I am in something called the Providence Auberge and I do not know where it is located, I do know I am far from the ocean. Not a big deal as the oceans is not used to speak of in Lome, Togo. I did a 1000 CFA tour of the hotels of Lome, and after many hotels, dumps and other, I found this one, under a big tree. The big tree makes this place about 10 degrees cooler.
Togo has been an education in how to find acceptable lodging. There are landmines about me, as I realize one small bad choice, and I live in a headache. This Auberge Providence, location unknown, is great so far, they have provided me more or less in Africa terms, exactly what they said. I was told the electricity would start at 12 noon, and it came on at 1:30, so right on time in African terms.
I discovered many smaller hotel, and have differentiated between Pas Cher or Cheap and not fun, or not Amical. I think that mean friendly, in French. A person wrote and said that the room at the Ghana - Togo border seemed good, as I said, very quiet, cool, easy to sleep, friendly and cultural.
That room was good, yet I do come from a culture where there is a toilet, shower and electricity. This is many ways a constant goal, how to bring my travelers nest up to my standards, yet live in the bush. I need big batteries, the lights are not a problem, and I have this hand wind up lamp given to me by Chris that is great. I need more batteries for my computer; I cannot work on my computer more than about 3 hours before the batteries are gone. There is also a severe shortage of English books in West Africa to read.
I think the number one thing most travelers need though is a place to party or a buvette, and they need some fast type action party, something that makes them feel like they went out in their own country. If you read both the Lonely Planet and the Rough Guides, you will see they continually tell the tourist and travelers how to find party type entertainment. I am fortunate in a way; I do not need this type of social life. I could have lived at the border for weeks, yet in the end, my desire to keep my internet pages current conflicts with the location of the village. It was in the middle of where the Togocel.tg map said, and the GSMWorld.com map said, cell phone access existed. There were zero bars of signal.

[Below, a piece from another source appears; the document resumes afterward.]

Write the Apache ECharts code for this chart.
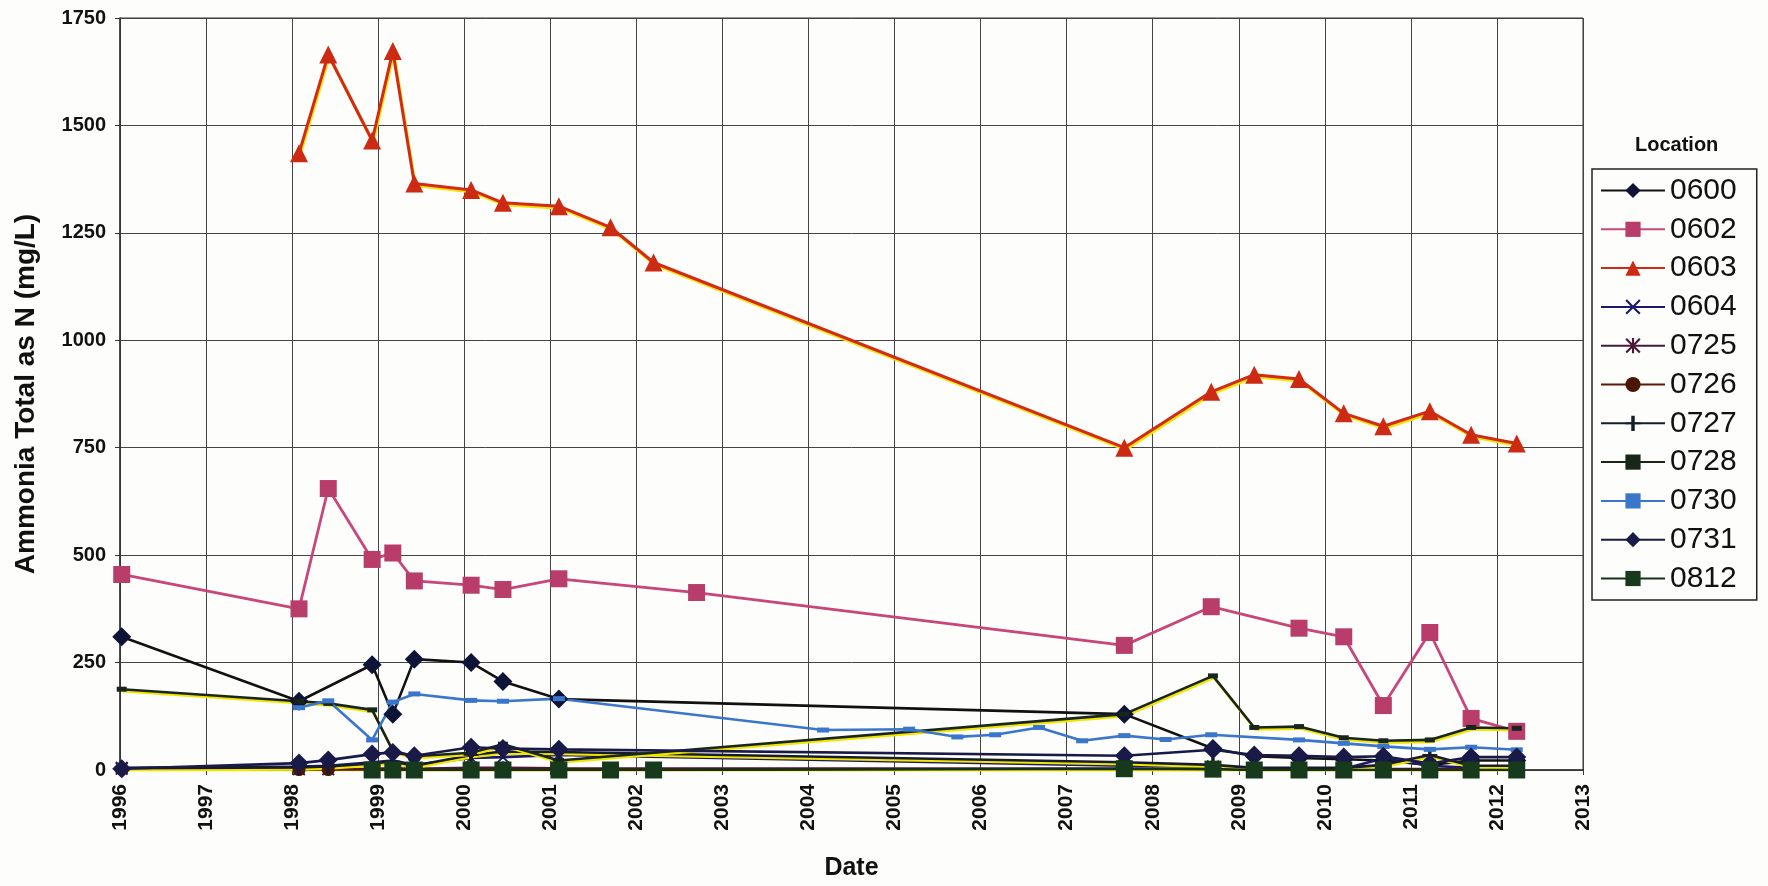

I have found one new way to get a great room, I go to a more expensive hotel, and have them show me all the rooms. It seems a requirement that all white people must look at the most expensive rooms and say no, before they will take us to the cheap rooms. I told them, I want a Pas Cher room and finally they found the cheap one, when they understood I was serious. Therefore, I have the facilities of a 10 Mille room or 10,000 - 13,000 CFA room, and live in room for 6,500 with inside bath and toilet and air conditioning. I am going to try this approach more. I will go to the 2 or 3 in the Roughguides and see if they have the 1-2 number priced rooms. There is close to zero tourist, they can be flexible.
There is always the best room in the hotel for value and location, sometimes not so obvious why and this is the art.
Often it comes down to my negotiation ability, can I hold the price and be hard enough to say, I will not pay that ridiculous price. It is clear in my head and easy for me, I think any room in Africa over 5000 is on the ridiculous price level in West Africa. I have lived all over the planet, I am positive these rooms are overpriced. Believing in your price is the first objective in negotiations. I know they are overpriced, so I am going for the correct prices now, and not being tolerant.